───── Provided records ─────

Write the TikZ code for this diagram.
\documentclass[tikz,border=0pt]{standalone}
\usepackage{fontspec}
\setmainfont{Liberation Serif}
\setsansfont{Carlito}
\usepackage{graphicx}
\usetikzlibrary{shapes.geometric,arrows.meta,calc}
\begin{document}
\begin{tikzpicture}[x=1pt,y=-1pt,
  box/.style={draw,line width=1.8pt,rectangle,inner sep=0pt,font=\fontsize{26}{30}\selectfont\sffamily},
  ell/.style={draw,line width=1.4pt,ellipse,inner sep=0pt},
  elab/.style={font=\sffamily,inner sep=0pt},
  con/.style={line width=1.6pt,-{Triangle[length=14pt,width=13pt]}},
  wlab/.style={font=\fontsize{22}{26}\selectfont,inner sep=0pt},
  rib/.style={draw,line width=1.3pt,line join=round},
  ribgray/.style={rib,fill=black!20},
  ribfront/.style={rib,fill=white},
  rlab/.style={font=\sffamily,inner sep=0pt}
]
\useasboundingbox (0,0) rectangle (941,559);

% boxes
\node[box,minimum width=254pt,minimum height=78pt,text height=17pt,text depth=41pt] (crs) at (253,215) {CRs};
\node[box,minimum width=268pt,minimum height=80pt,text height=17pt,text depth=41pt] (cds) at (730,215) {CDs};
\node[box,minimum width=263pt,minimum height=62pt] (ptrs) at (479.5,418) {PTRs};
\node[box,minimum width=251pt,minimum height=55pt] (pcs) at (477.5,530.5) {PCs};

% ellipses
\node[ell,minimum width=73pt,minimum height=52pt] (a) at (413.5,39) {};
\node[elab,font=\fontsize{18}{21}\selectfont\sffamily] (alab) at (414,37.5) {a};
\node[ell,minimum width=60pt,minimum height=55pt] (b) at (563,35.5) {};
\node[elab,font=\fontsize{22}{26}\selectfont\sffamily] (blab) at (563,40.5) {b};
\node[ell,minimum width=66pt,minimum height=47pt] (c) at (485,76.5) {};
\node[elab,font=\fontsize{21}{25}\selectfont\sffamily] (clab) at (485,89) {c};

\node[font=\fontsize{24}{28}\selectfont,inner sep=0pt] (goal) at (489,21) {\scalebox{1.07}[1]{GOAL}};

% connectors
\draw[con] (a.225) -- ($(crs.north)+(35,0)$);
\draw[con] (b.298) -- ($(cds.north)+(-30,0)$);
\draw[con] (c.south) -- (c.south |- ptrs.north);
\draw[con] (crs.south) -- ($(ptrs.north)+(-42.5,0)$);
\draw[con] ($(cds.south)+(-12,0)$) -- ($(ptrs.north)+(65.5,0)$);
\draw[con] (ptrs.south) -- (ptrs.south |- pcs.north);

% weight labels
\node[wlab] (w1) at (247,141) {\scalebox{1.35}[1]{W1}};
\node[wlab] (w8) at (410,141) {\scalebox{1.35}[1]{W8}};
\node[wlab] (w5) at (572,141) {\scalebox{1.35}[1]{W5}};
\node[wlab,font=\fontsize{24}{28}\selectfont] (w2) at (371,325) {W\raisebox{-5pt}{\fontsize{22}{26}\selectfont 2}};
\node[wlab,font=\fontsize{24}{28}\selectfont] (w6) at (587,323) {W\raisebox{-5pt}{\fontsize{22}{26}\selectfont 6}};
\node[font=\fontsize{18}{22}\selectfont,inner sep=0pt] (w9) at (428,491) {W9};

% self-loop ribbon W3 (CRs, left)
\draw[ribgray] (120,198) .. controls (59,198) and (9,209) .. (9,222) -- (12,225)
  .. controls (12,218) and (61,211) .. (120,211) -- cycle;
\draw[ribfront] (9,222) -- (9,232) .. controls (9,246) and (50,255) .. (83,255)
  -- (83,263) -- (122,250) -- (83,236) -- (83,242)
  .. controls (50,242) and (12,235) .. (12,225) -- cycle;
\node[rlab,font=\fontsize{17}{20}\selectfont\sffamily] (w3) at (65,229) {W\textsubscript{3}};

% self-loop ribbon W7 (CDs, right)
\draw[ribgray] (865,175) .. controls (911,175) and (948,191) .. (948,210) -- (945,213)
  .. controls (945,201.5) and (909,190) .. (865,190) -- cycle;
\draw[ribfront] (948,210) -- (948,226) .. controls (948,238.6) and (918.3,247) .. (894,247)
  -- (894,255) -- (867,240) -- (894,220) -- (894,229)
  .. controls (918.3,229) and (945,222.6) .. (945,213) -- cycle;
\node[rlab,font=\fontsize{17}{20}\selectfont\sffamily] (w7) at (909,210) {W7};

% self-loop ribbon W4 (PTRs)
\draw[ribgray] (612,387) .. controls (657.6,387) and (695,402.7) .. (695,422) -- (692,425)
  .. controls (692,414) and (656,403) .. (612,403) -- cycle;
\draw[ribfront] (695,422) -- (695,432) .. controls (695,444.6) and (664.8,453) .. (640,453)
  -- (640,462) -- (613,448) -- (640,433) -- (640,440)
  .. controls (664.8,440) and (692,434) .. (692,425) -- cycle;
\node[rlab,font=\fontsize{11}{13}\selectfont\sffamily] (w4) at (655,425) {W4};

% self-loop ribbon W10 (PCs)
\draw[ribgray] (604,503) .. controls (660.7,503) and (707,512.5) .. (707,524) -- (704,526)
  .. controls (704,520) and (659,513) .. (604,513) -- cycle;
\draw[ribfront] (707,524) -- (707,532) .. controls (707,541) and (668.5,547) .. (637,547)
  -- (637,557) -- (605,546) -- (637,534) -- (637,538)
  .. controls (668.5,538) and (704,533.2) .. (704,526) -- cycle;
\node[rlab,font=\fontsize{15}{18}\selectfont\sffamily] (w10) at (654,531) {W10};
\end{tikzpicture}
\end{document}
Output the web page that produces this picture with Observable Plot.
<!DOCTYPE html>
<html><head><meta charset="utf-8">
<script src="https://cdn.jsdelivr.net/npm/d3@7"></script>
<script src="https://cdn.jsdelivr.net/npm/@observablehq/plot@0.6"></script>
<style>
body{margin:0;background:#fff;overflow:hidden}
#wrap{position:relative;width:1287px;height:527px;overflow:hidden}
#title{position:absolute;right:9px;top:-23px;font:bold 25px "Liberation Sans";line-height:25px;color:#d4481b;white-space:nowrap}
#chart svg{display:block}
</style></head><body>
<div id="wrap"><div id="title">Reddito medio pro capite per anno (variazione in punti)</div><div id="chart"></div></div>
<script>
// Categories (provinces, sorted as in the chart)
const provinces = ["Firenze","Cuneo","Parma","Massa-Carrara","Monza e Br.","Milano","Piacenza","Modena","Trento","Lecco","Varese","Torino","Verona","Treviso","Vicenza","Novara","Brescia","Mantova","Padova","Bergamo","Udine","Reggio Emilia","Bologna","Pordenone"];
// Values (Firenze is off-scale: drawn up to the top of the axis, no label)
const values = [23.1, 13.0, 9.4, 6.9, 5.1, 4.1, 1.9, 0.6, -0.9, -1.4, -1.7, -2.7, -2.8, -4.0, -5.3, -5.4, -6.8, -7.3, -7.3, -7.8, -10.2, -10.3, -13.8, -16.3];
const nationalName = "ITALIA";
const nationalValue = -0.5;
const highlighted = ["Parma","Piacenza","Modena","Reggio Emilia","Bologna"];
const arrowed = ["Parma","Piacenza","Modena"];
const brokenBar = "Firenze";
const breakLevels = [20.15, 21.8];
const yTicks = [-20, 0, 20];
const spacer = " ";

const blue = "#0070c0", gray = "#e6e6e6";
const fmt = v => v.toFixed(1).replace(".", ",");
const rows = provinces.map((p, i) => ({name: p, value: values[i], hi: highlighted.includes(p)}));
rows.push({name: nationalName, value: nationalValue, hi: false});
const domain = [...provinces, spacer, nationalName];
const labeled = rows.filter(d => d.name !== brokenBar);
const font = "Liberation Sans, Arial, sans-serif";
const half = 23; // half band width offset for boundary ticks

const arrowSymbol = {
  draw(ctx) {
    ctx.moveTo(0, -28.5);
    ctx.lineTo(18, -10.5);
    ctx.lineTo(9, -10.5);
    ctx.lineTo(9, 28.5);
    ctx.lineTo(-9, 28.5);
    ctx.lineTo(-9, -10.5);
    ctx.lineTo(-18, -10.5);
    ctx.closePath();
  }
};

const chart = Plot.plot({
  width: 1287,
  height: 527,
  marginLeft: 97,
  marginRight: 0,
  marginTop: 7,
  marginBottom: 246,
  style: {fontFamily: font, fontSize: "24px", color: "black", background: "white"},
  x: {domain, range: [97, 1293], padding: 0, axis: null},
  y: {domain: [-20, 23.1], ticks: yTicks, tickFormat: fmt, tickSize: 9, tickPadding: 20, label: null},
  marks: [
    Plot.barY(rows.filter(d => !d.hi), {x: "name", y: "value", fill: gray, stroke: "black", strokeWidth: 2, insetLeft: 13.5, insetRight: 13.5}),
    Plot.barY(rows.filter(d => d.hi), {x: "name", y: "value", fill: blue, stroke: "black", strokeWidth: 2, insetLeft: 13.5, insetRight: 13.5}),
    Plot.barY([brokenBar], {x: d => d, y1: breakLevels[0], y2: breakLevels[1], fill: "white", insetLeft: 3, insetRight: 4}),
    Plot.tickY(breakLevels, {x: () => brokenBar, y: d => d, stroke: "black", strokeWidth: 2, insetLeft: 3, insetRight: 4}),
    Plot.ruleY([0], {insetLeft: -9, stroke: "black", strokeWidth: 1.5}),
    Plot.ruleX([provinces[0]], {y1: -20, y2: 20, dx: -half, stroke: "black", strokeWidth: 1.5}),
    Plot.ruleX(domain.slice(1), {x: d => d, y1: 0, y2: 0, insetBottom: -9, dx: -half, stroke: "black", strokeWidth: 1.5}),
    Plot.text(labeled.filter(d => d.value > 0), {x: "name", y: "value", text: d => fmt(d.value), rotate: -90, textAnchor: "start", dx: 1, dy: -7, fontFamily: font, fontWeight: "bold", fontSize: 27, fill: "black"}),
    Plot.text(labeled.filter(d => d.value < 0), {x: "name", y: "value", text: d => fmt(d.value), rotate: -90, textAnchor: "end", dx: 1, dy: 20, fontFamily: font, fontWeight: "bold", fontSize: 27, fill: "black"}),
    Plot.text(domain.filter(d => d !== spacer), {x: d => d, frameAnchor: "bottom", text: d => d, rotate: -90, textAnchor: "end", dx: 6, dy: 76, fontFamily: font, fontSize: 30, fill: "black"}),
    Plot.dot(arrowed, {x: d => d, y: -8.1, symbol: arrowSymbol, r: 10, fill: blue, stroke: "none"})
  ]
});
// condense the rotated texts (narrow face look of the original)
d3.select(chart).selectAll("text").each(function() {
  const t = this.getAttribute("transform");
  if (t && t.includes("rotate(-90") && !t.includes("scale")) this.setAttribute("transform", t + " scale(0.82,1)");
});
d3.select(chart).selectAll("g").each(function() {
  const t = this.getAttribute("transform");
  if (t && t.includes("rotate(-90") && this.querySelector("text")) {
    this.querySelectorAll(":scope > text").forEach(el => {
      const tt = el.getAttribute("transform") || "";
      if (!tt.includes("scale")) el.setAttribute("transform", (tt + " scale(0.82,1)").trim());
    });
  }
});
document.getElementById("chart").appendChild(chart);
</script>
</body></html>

─────

What is the number of lines in the listing that include the word "this"? Give that number and nothing else.

7